Profanación
Representar, como en La pasión, con la lupa de una voraz lente macro o equivalente, relatar como allí se hace, con despiadada progresión hacia la minuciosidad -paso a paso, en un insoportable crescendo de desastres fisiológicos que van de la angustiosa premonición del Huerto de los Olivos al espasmo del Gólgota, pasando por la feroz chanza de la coronación de espinas y la atrocidad de la flagelación en la columna- una tortura como la de Cristo, mediante claves cinematográficas genéricas y, en concreto, del género llamado de terror, tiene, en un territorio de tan alta y frágil espiritualidad, el sello de la trivialización, es decir: de búsqueda profana -y por ello profanadora- del, en su sentido más rastrero, choque emocional de imágenes: la visión de lo brutal en su estadio más embrutecedor.
LA PASIÓN DE CRISTO
Dirección: Mel Gibson. Guión: Gibson y Benedick Fitzgerald. Intérpretes: James Caviezel, Monica Bellucci, Maia Morgensten, Claudia Gerini, Sergio Rubini, Toni Bertorelli. EE UU, 2004. Género: drama histórico. Duración: 127 minutos.

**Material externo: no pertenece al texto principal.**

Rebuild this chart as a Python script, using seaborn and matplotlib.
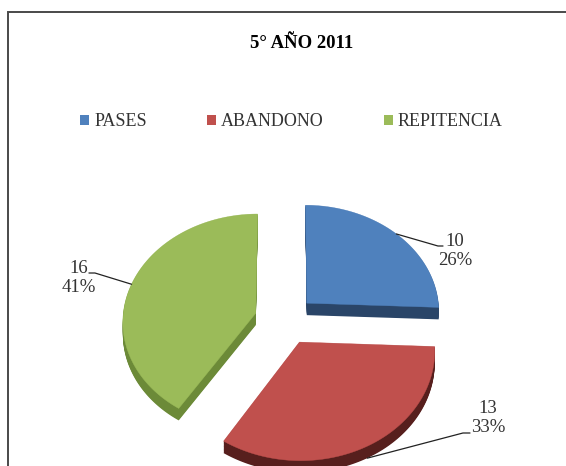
import numpy as np
import matplotlib
matplotlib.use('Agg')
import matplotlib.pyplot as plt
import matplotlib.transforms as mtransforms
from matplotlib.path import Path
from matplotlib.patches import Patch, Rectangle
import seaborn as sns

# datos
categories = ['PASES', 'ABANDONO', 'REPITENCIA']
values = [10, 13, 16]
title = '5° AÑO 2011'

sns.set_style('white')
plt.rcParams['font.family'] = ['Liberation Serif', 'DejaVu Serif']

top_colors = sns.color_palette(['#4F81BD', '#C0504D', '#9BBB59'])
side_colors = sns.color_palette(['#2A4568', '#571F1D', '#6C8A38'])

EXPLODE = 0.23
DEPTH = 0.12


class Tilt(mtransforms.Transform):
    """pseudo perspectiva: el frente del disco se ve mas grande"""
    input_dims = 2
    output_dims = 2
    is_separable = False
    has_inverse = False

    def __init__(self, k=0.07, a=1.07):
        super().__init__()
        self.k = k
        self.a = a

    def transform_non_affine(self, xy):
        xy = np.asarray(xy, dtype=float)
        s = 1.0 / (1.0 + self.k * xy[:, 1])
        return np.column_stack([xy[:, 0] * s, self.a * xy[:, 1] * s])

    def transform_path_non_affine(self, path):
        pts = []
        for bez, code in path.iter_bezier():
            if code == Path.MOVETO:
                pts.append(bez.control_points[0])
            elif bez.degree == 1:
                t = np.linspace(0, 1, 8)[1:]
                pts.extend(bez(t))
            else:
                t = np.linspace(0, 1, 40)[1:]
                pts.extend(bez(t))
        pts = np.array(pts)
        return Path(self.transform_non_affine(pts))


fig = plt.figure(figsize=(5.66, 4.66), dpi=100)
ax = fig.add_axes([0, 0, 1, 1])

tilt = Tilt()
pie_kw = dict(explode=[EXPLODE] * 3, startangle=90, counterclock=False)

# lados (extrusion)
for d in np.linspace(DEPTH, 0.004, 16):
    wedges, _ = ax.pie(values, colors=side_colors,
                       wedgeprops=dict(linewidth=0), **pie_kw)
    for w in wedges:
        w.set_transform(tilt + mtransforms.Affine2D().translate(0, -d) + ax.transData)

# cara superior
wedges, _ = ax.pie(values, colors=top_colors,
                   wedgeprops=dict(linewidth=0.3), **pie_kw)
for w, c in zip(wedges, top_colors):
    w.set_edgecolor(c)
    w.set_transform(tilt + ax.transData)

# etiquetas con lineas guia
total = sum(values)
fracs = np.array(values) / total
mids = 90 - 360 * (np.cumsum(fracs) - fracs / 2)
label_pos = [(1.278, 0.69), (1.526, -0.98), (-1.549, 0.42)]
leader_elbow = [(1.150, 0.74), (1.338, -1.13), (-1.429, 0.47)]
leader_end = [(1.188, 0.74), (1.391, -1.13), (-1.474, 0.47)]
on_side = [False, True, False]

for v, f, m, pos, el, en, side in zip(values, fracs, mids, label_pos,
                                      leader_elbow, leader_end, on_side):
    r = 1 + EXPLODE
    ax_, ay_ = tilt.transform_non_affine([[r * np.cos(np.radians(m)),
                                           r * np.sin(np.radians(m))]])[0]
    if side:
        ay_ -= DEPTH
    ax.plot([ax_, el[0], en[0]], [ay_, el[1], en[1]], color='#222222', lw=0.9)
    ax.text(pos[0], pos[1], f'{v}\n{round(f * 100)}%', ha='center', va='center',
            multialignment='center', fontsize=13.5, color='#333333')

ax.set_aspect('auto')
ax.set_xlim(-285 / 133, (566 - 285) / 133)
ax.set_ylim((320 - 466) / 100, 320 / 100)
ax.axis('off')

fig.text(302 / 566, 1 - 43 / 466, title, ha='center', va='center',
         fontsize=13.5, fontweight='bold', color='black')

handles = [Patch(facecolor=c, edgecolor='none') for c in top_colors]
fig.legend(handles, categories, loc='center', bbox_to_anchor=(0.515, 1 - 122 / 466),
           ncol=3, frameon=False, handlelength=0.5, handleheight=0.5,
           handletextpad=0.3, columnspacing=3.3,
           prop={'family': 'Liberation Serif', 'size': 13}, labelcolor='#333333')

# marco
top = 1 - 12 / 466
fig.add_artist(Rectangle((8 / 566, -0.2), 1.2, top + 0.2, fill=False,
                         edgecolor='#4a4a4a', lw=1.4, transform=fig.transFigure))

fig.savefig('out.png', dpi=100)
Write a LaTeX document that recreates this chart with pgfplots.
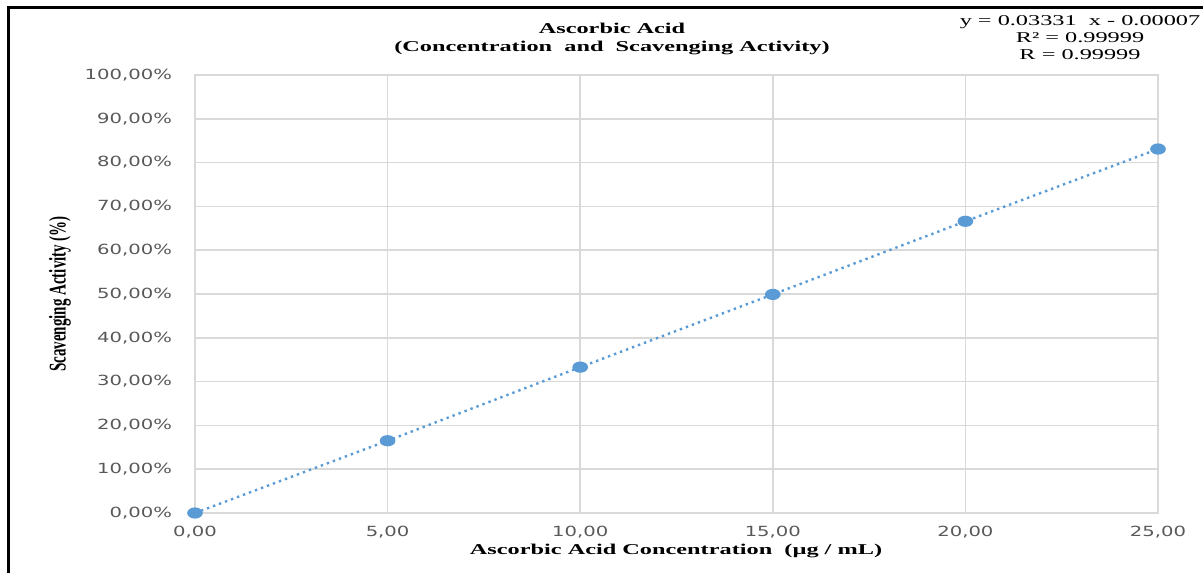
\documentclass[border=0pt]{standalone}
\usepackage{fontspec}
\setmainfont{Liberation Serif}[FakeStretch=1.62]
\newfontfamily\tickfont{DejaVu Sans}[FakeStretch=1.4]
\newfontfamily\ylabfont{Liberation Serif}
\usepackage{pgfplots}
\pgfplotsset{compat=1.18}
\definecolor{serblue}{HTML}{5B9BD5}
\definecolor{gridgray}{HTML}{D9D9D9}
\definecolor{tickgray}{HTML}{595959}
\begin{document}
\begin{tikzpicture}[x=1pt,y=1pt]
\useasboundingbox (0,0) rectangle (601.5,286.5);
\begin{axis}[
  at={(97.5pt,30pt)}, anchor=south west,
  scale only axis, width=481.5pt, height=219pt,
  xmin=0, xmax=25, ymin=0, ymax=100,
  xtick={0,5,10,15,20,25}, ytick={0,10,20,30,40,50,60,70,80,90,100},
  grid=major, major grid style={gridgray, line width=0.8pt},
  axis line style={gridgray, line width=0.8pt},
  tick style={draw=none}, major tick length=0pt,
  /pgf/number format/assume math mode=true,
  ticklabel style={font=\tickfont\fontsize{7}{8}\selectfont, text=tickgray},
  xticklabel={\pgfmathprintnumber[fixed,fixed zerofill,precision=2,use comma]{\tick}},
  yticklabel={\pgfmathprintnumber[fixed,fixed zerofill,precision=2,use comma]{\tick}\%},
  yticklabel style={xshift=-8pt},
  xticklabel style={yshift=-3pt},
  clip=false,
]
\addplot[serblue, line width=1.2pt, dash pattern=on 1.2pt off 2pt, mark=*, mark size=2.2pt,
  mark options={solid, fill=serblue, draw=serblue, xscale=1.5}]
  coordinates {(0,0) (5,16.5) (10,33.3) (15,49.9) (20,66.6) (25,83.1)};
\end{axis}
\draw[line width=1.5pt] (4,0) -- (4,282.5) -- (601.5,282.5);
\node[font=\bfseries\fontsize{7.5}{9}\selectfont, align=center] at (306,267) {Ascorbic Acid\\(Concentration\ \ and\ \ Scavenging Activity)};
\node[font=\fontsize{7.5}{8.5}\selectfont, align=center] at (540,267.5) {y = 0.03331\ \ x - 0.00007\\R² = 0.99999\\R = 0.99999};
\node[font=\bfseries\fontsize{7.5}{9}\selectfont] at (338,11) {Ascorbic Acid Concentration\ \ (µg / mL)};
\node[rotate=90, font=\ylabfont\bfseries\fontsize{7.5}{9}\selectfont] at (30,139.5) {\scalebox{1}[1.6]{Scavenging Activity (\%)}};
\end{tikzpicture}
\end{document}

Invade el meollo formal de La pasión el comercialmente infalible recurso al vuelco del susto; el rentable empleo cinematográfico del gusto y el regusto por la morbosidad; la tautología del quebranto fisiológico que despide la degradante -lo que en la jerga del cine de terror fisiológico (o de vísceras o gore) llaman filme snuff- representación del dolor por el dolor, es decir, la imagen del padecimiento no trascendida, sin canalizarse la bestial mecánica del sufrimiento hacia filtros poéticos ennoblecedores, sublimadores, liberadores de la visión pasiva del zarpazo de lo inaguantable. De ahí que, en el basamento y la metodología de filmación de esta deleznable película, intervenga activamente un viraje blasfemo de aquel rasgo profanador. Porque estamos metidos en algo cuya sustancia (pasión convertida en redención) rechaza cualquier intromisión de lo profano.
El australiano Mel Gibson es -además de un católico ferviente y de un actor limitado y de dudoso talento- un director de cine avezado, preparado, solvente, bien pertrechado de recursos básicos de su oficio. Si otras veces -en Braveheart y El hombre sin rostro- ha puesto de manifiesto que es dueño de este equipaje ahora sigue en ello, pues La pasión tiene construcciones, usos, rizos y angulaciones profesionales sólidas, propias de quien sabe lo que filma y cómo hay que filmarlo para extraer de ello el mayor estrujamiento posible de las leyes de la eficacia de captura de masas y por consiguiente de rentabilidad. Gibson convierte al que juzga su Dios en un pelele de filme de terror de los de alto y refinado negocio. Y no parece que haya intervenido decisivamente en esta conquista la rueda de la fortuna, sino más bien una rectilínea regla de cálculo para medir las emociones que se cuecen en las turbias trastiendas de su película.
La pasión construye con técnica y lógica documentales que alcanzan de manera convincente a los ojos del espectador la impresión -falsa y falsaria impresión: estamos en la ficción pura de un relato histórico y un poema ritualizado- de total verosimilitud física y fisiológica, de visceralidad. El monumento de espiritualidad que es la pasión de Cristo queda así atrapado en las leyes del verismo fotográfico de una tortura sólo calmada por ese espejo del espectador que es la madre del torturado contemplando aterrada a su hijo. Y hasta el espectador más ajeno al suceso es conmovido por la presencia de este rostro, que Gibson aprovecha con astucia, para dar al contemplador, tras la rastrera agresión del documento fingido sobre la tortura de un animal humano, un foco de consuelo, de lágrima.